My last posts (1 2) argued that the apocalyptic vision in Psalm 37 served as the background for many of Jesus’ teachings on violence in the Sermon on the Mount. Psalm 37 speaks of imminent reversals: the wicked would soon be destroyed, the just would soon be vindicated and rewarded. Therefore, the psalmist implores, do not strive for retribution and justice.
The literary connection between this psalm and Matthew 5-7 went some of the way toward explaining why the early Christian communities were committed to nonviolence despite the proclivity of divinely-sanctioned violence in their scriptures, the Jewish Bible. I want to explore here more fully why such an interpretation of Psalm 37 appealed to early Christians. I also want to argue that given their fundamentally apocalyptic framework, Jesus’ teachings on violence now lack their raison d’être. Jesus in fact, I argue, ordained Christendom’s maintenance of the sword.
Unlikely Bedfellows: Apocalyptic and Nonviolence
One defining characteristic of the Jewish-apocalyptic mindset is the belief that the current cultural, religious, and political systems of the world are so corrupted that only God can redeem them. The Egyptian prophet that Josephus notes for instance, did not directly attack Jerusalem; instead, he waited with the expectation that God would first tear down the walls of the city. Another prophet, Theudas, attempted to miraculously cross the Jordan but was seized by Roman authorities. Presumably Theudas believed that by this deed of power God would install him as the new Joshua and thus the rightful king of Israel. The Essenes too, did not attempt to reclaim Mount Zion from the false priests; rather they waited for God to destroy the false Temple and vindicate the Qumran community as the true tent of YHWH. Apocalyptic worldviews such as these could thus inculcate a form of nonviolent, passive resistance against what were perceived to be indelible powers. Only by God’s command did these figures and communities believe they could achieve victory.
What this means for Jesus is that his teachings on violence fit comfortably among the teachings of other Jewish-apocalyptic movements from the same time period. Instructions such as “turn the other cheek” and “do not resist an evildoer” then have more to do with Jesus’ eschatological vision than with his supposedly enlightened understanding of justice. By drafting his own vision of imminent religious-political reversals, Jesus did not eliminate divine retributive justice, he rescheduled it for the end of the age and put it entirely in God’s hands. The faithful follower—the one who trusted Jesus’ message that a flood was coming to remove and replace condemned Second Temple Judaism and later Pagan Rome—would leave room for God’s imminent vengeance. She did this both because human resistance was futile and because submission to evildoers was a radical act of faith in the God of resurrection.

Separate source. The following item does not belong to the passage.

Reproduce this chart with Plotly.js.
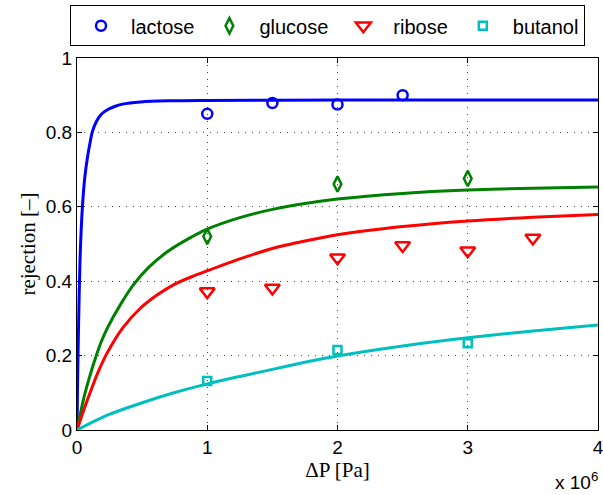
<!DOCTYPE html>
<html>
<head>
<meta charset="utf-8">
<script src="https://cdn.plot.ly/plotly-3.0.1.min.js"></script>
<style>html,body{margin:0;padding:0;background:#fff;}#chart{width:603px;height:495px;}</style>
</head>
<body>
<div id="chart"></div>
<script>
// Measured data points (x in Pa)
const lactoseX = [1.0e6, 1.5e6, 2.0e6, 2.5e6];
const lactoseY = [0.850, 0.879, 0.875, 0.900];
const glucoseX = [1.0e6, 2.0e6, 3.0e6];
const glucoseY = [0.520, 0.661, 0.676];
const riboseX = [1.0e6, 1.5e6, 2.0e6, 2.5e6, 3.0e6, 3.5e6];
const riboseY = [0.372, 0.382, 0.463, 0.496, 0.482, 0.516];
const butanolX = [1.0e6, 2.0e6, 3.0e6];
const butanolY = [0.132, 0.215, 0.233];

// Model curves (x in Pa)
const lactoseFitX = [0, 0.005e6, 0.012e6, 0.023e6, 0.041e6, 0.06e6, 0.079e6, 0.1e6, 0.118e6, 0.15e6, 0.182e6, 0.23e6, 0.284e6, 0.35e6, 0.489e6, 0.7e6, 1.0e6, 2.0e6, 3.0e6, 4.0e6];
const lactoseFitY = [0, 0.14, 0.28, 0.454, 0.597, 0.68, 0.730, 0.772, 0.802, 0.830, 0.847, 0.860, 0.869, 0.876, 0.882, 0.885, 0.886, 0.887, 0.887, 0.887];
const glucoseFitX = [0, 0.03e6, 0.06e6, 0.095e6, 0.13e6, 0.18e6, 0.233e6, 0.33e6, 0.437e6, 0.55e6, 0.693e6, 0.85e6, 1.0e6, 1.25e6, 1.5e6, 1.75e6, 2.0e6, 2.5e6, 3.0e6, 3.5e6, 4.0e6];
const glucoseFitY = [0, 0.051, 0.097, 0.141, 0.181, 0.232, 0.274, 0.335, 0.392, 0.437, 0.479, 0.513, 0.540, 0.571, 0.593, 0.609, 0.621, 0.636, 0.645, 0.650, 0.653];
const riboseFitX = [0, 0.05e6, 0.1e6, 0.165e6, 0.233e6, 0.35e6, 0.489e6, 0.62e6, 0.744e6, 0.88e6, 1.0e6, 1.25e6, 1.5e6, 1.75e6, 2.0e6, 2.5e6, 3.0e6, 3.5e6, 4.0e6];
const riboseFitY = [0, 0.052, 0.100, 0.158, 0.208, 0.274, 0.328, 0.364, 0.391, 0.412, 0.428, 0.460, 0.488, 0.508, 0.525, 0.547, 0.562, 0.572, 0.579];
const butanolFitX = [0, 0.1e6, 0.233e6, 0.489e6, 0.744e6, 1.0e6, 1.25e6, 1.5e6, 1.75e6, 2.0e6, 2.5e6, 3.0e6, 3.5e6, 4.0e6];
const butanolFitY = [0, 0.018, 0.040, 0.072, 0.100, 0.124, 0.144, 0.163, 0.182, 0.199, 0.226, 0.248, 0.266, 0.282];

const xTickVals = [0, 1e6, 2e6, 3e6, 4e6];
const xTickText = ['0', '1', '2', '3', '4'];

const cBlue = '#0000ff', cGreen = '#008000', cRed = '#ff0000', cCyan = '#00bfbf';

function fit(x, y, c) {
  return {x: x, y: y, mode: 'lines', type: 'scatter', showlegend: false, hoverinfo: 'skip',
    line: {color: c, width: 3, shape: 'spline', smoothing: 0.8}};
}
function pts(x, y, c, name, sym, size) {
  return {x: x, y: y, mode: 'markers', type: 'scatter', name: name,
    marker: {symbol: sym, size: size, color: c, line: {color: c, width: 2.5}}};
}

const data = [
  fit(lactoseFitX, lactoseFitY, cBlue),
  fit(glucoseFitX, glucoseFitY, cGreen),
  fit(riboseFitX, riboseFitY, cRed),
  fit(butanolFitX, butanolFitY, cCyan),
  pts(lactoseX, lactoseY, cBlue, 'lactose', 'circle-open', 10),
  pts(glucoseX, glucoseY, cGreen, 'glucose', 'diamond-tall-open', 11),
  pts(riboseX, riboseY, cRed, 'ribose', 'triangle-down-open', 13),
  pts(butanolX, butanolY, cCyan, 'butanol', 'square-open', 8)
];

const axisCommon = {
  showline: true, linecolor: '#000', linewidth: 1, mirror: 'ticks',
  ticks: 'inside', ticklen: 5, tickcolor: '#000', tickwidth: 1,
  showgrid: true, gridcolor: '#444', griddash: '1px,6px', gridwidth: 1,
  zeroline: false, ticklabeloverflow: 'allow',
  tickfont: {family: 'Liberation Sans, Arial, sans-serif', size: 19, color: '#000'}
};

const layout = {
  width: 603, height: 495,
  margin: {l: 77, r: 5, t: 56, b: 65},
  paper_bgcolor: '#fff', plot_bgcolor: '#fff',
  xaxis: Object.assign({}, axisCommon, {
    range: [0, 4e6], tickvals: xTickVals, ticktext: xTickText,
    title: {text: 'ΔP [Pa]', standoff: 1, font: {family: 'Liberation Serif, Times New Roman, serif', size: 21, color: '#000'}}
  }),
  yaxis: Object.assign({}, axisCommon, {
    range: [0, 1], dtick: 0.2, tick0: 0,
    title: {text: 'rejection [–]', standoff: 4, font: {family: 'Liberation Serif, Times New Roman, serif', size: 21, color: '#000'}}
  }),
  showlegend: true,
  legend: {
    orientation: 'h', x: -0.0134, y: 1.1417, xanchor: 'left', yanchor: 'top',
    bordercolor: '#000', borderwidth: 1, bgcolor: '#fff', itemwidth: 50,
    font: {family: 'Liberation Sans, Arial, sans-serif', size: 20, color: '#000'}
  },
  annotations: [{
    xref: 'paper', yref: 'paper', x: 1.004, y: -0.137, xanchor: 'right', yanchor: 'middle',
    text: 'x 10<sup>6</sup>', showarrow: false,
    font: {family: 'Liberation Sans, Arial, sans-serif', size: 19, color: '#000'}
  }]
};

Plotly.newPlot('chart', data, layout, {displayModeBar: false, staticPlot: true});
</script>
</body>
</html>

What then distinguishes Jesus’ approach among apocalypticists? Whereas others taught that the faithful reach the eschatological reality without suffering, Jesus insisted that the faithful would both suffer and die before the day of judgement. The Christian communities would experience long and difficult periods of tribulation before their fortunes would be reversed. An even greater faith was therefore required.
As history would demonstrate, Jesus’ teachings and vision were vindicated. The events of AD 70 in particular can be highlighted. Jerusalem violently revolted against the rulers of the age and was destroyed. Israel refused the way of obedience to God unto death and lost its life as a result. The Christian communities, on the other hand, accepted the cross and through the fires of persecution inherited the once pagan nations.
This leaves us then with a final question. What would happen after the apocalyptic narrative had run its course? How were Christians to behave after the pagan powers were condemned and replaced by powers that confessed Jesus as Lord? What would it mean to be the people of God while Christ ruled over the nations for a thousand years?
In such a context Jesus’ teachings on violence lack their original framework. There is no longer a threat of imminent retribution or a promise of imminent reward. The Christian polis, much like the Israelite polis before it, was therefore obligated to righteously bear the sword for the maintenance of peace and justice. This was not a betrayal of Jesus’ ethics, it was the fulfillment of his apocalyptic vision.